Exercise ▸ Work through the records below and tally every line containing "that". Reply with the total alone.

Task input ▸
◇ ◇ ◇ ◇

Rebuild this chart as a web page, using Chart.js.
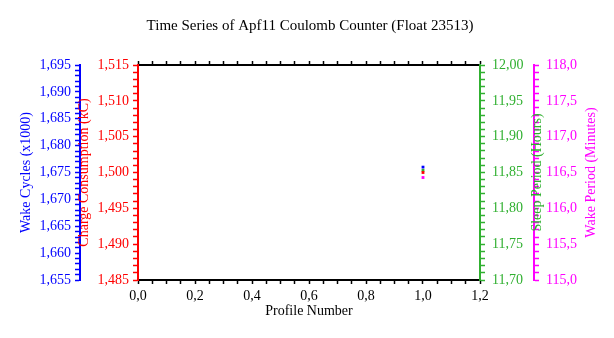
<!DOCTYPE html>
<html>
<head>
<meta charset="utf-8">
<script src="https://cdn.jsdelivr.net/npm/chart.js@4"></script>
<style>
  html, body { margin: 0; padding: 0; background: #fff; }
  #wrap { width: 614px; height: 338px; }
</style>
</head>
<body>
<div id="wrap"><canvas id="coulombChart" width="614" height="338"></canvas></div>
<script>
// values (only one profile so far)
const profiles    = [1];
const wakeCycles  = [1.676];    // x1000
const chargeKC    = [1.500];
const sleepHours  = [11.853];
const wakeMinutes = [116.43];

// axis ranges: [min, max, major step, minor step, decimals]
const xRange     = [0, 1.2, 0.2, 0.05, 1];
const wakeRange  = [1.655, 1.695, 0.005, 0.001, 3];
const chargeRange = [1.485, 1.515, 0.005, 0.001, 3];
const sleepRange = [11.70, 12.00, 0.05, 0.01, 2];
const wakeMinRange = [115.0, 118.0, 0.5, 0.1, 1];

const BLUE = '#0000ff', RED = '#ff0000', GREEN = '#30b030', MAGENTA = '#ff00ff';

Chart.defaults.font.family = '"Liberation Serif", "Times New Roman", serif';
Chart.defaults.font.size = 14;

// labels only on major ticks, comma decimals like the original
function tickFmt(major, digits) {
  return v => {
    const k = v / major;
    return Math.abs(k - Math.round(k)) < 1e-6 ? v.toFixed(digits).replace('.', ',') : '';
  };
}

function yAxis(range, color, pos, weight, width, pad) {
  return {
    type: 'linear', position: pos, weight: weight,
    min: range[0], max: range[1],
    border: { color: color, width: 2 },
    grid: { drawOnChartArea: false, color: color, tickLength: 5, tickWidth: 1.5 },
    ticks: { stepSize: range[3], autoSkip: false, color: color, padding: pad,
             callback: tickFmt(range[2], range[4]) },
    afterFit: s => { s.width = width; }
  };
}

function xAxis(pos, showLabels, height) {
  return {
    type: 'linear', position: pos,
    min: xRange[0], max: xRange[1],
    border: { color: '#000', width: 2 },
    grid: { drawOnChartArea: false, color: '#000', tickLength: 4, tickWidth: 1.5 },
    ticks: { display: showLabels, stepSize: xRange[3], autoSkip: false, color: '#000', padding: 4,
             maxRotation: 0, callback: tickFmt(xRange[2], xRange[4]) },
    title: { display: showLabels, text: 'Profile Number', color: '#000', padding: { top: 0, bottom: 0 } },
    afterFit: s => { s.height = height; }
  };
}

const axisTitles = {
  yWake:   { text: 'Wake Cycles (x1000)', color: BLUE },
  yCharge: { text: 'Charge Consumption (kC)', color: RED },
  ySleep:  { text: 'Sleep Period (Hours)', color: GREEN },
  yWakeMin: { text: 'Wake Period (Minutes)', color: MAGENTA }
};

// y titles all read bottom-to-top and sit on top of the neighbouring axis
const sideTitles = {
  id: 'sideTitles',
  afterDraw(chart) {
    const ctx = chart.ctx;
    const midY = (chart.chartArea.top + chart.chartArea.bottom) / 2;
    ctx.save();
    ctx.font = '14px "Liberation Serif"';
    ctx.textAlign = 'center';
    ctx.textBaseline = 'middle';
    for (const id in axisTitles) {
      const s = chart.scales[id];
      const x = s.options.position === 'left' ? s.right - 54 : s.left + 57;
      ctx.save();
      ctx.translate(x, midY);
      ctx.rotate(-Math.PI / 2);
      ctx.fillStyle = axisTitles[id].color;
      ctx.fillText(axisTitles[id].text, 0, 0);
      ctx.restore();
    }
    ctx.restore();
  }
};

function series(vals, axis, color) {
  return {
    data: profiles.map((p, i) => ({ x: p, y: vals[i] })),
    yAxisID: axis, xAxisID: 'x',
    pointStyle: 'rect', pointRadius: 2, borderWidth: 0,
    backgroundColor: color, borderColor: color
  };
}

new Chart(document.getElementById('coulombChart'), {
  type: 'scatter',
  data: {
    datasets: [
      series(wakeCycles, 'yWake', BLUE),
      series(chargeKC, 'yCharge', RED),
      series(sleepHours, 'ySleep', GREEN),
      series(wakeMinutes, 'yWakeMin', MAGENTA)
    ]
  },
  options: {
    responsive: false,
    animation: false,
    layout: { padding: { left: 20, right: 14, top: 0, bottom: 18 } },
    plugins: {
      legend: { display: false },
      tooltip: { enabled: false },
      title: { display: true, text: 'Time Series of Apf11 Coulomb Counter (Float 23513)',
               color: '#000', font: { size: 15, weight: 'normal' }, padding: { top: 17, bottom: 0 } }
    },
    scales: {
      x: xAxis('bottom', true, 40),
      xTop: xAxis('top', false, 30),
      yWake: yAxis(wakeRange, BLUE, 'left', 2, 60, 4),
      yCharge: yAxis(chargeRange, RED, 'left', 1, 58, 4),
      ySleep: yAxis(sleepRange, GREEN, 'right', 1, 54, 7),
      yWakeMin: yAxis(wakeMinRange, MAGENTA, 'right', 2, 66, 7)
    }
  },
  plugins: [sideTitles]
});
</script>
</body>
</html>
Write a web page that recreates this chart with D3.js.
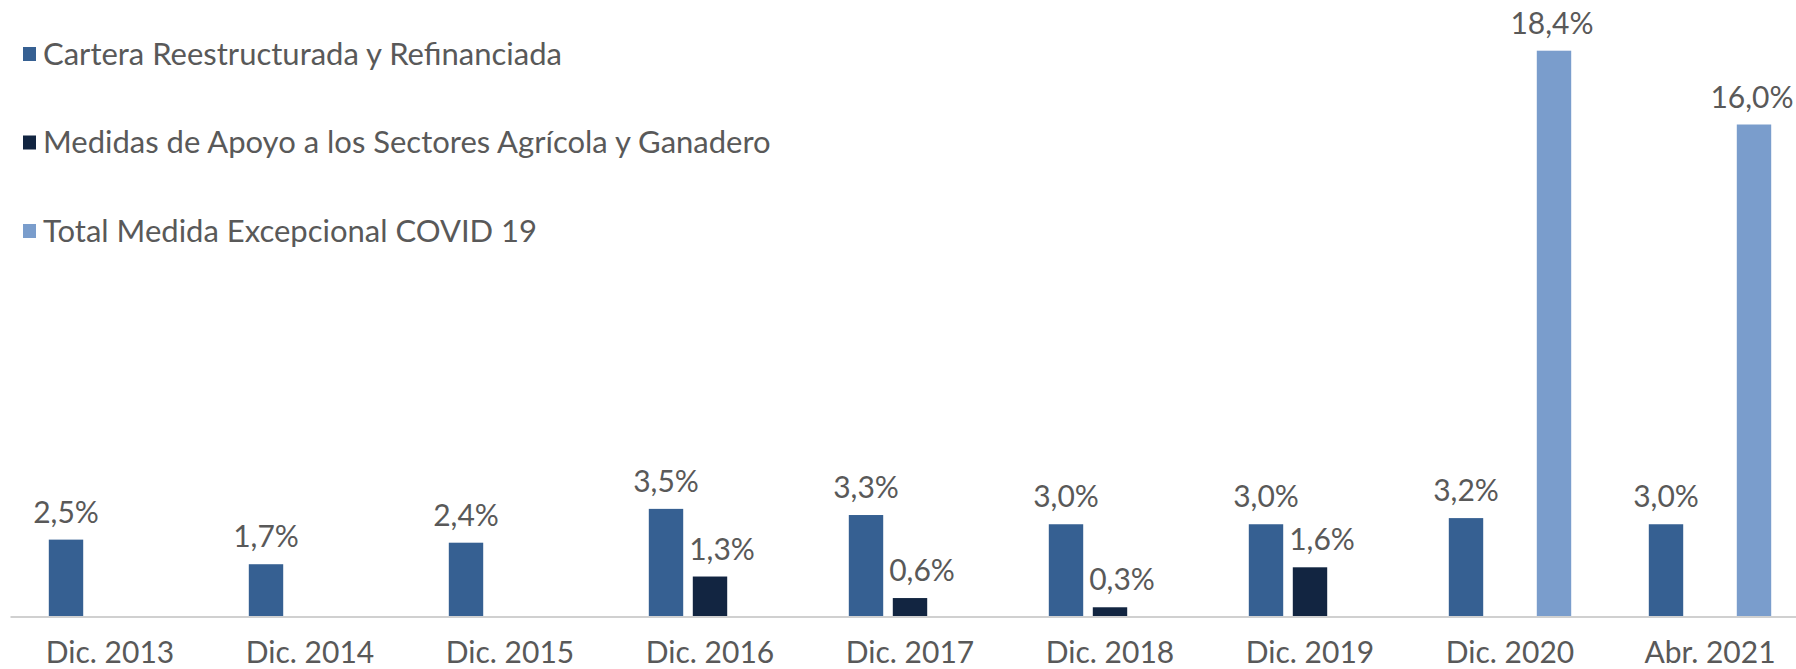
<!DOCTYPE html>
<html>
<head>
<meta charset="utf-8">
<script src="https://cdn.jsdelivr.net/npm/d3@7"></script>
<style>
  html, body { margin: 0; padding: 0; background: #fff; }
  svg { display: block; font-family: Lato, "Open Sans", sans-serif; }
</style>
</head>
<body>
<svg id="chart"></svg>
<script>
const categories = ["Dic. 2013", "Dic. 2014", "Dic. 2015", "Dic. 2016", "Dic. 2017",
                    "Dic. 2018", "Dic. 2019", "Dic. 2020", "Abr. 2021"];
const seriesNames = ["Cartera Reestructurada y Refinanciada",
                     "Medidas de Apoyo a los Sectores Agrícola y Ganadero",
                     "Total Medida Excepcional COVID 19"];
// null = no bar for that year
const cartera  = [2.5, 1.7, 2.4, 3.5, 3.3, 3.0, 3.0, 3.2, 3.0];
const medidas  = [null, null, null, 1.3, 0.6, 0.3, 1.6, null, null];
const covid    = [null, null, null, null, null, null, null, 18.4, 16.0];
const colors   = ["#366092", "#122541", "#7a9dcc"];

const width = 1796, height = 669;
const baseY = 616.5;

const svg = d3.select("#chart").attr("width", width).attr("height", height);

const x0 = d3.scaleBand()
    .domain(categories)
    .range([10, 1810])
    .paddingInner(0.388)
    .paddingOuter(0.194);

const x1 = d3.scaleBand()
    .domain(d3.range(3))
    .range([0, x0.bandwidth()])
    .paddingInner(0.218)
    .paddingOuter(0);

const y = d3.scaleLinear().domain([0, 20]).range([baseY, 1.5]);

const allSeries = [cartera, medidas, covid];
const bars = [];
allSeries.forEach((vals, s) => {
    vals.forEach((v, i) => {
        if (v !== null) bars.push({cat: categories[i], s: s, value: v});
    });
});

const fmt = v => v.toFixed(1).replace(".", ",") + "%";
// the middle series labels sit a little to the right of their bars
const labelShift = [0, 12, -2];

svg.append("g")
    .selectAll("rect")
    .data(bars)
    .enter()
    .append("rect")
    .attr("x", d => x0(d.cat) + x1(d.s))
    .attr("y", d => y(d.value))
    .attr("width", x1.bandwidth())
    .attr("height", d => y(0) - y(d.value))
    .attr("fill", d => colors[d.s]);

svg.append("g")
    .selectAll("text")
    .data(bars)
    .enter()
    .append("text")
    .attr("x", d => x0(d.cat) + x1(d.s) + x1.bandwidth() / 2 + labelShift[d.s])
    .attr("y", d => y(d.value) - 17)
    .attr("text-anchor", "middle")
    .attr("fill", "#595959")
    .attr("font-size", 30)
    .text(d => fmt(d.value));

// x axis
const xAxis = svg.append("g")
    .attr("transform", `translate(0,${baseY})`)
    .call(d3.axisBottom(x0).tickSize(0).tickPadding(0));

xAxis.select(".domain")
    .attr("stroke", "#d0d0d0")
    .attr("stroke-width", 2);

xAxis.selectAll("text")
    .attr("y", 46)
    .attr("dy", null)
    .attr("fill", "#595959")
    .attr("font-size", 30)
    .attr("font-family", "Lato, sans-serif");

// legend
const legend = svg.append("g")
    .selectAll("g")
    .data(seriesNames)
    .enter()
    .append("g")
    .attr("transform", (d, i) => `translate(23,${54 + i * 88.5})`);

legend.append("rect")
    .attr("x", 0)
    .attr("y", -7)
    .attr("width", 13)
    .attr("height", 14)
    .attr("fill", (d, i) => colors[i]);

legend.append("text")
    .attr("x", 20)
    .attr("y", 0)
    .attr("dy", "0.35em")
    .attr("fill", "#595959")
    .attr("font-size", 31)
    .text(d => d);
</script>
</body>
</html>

◇ ◇ ◇ ◇

Solution ▸ 2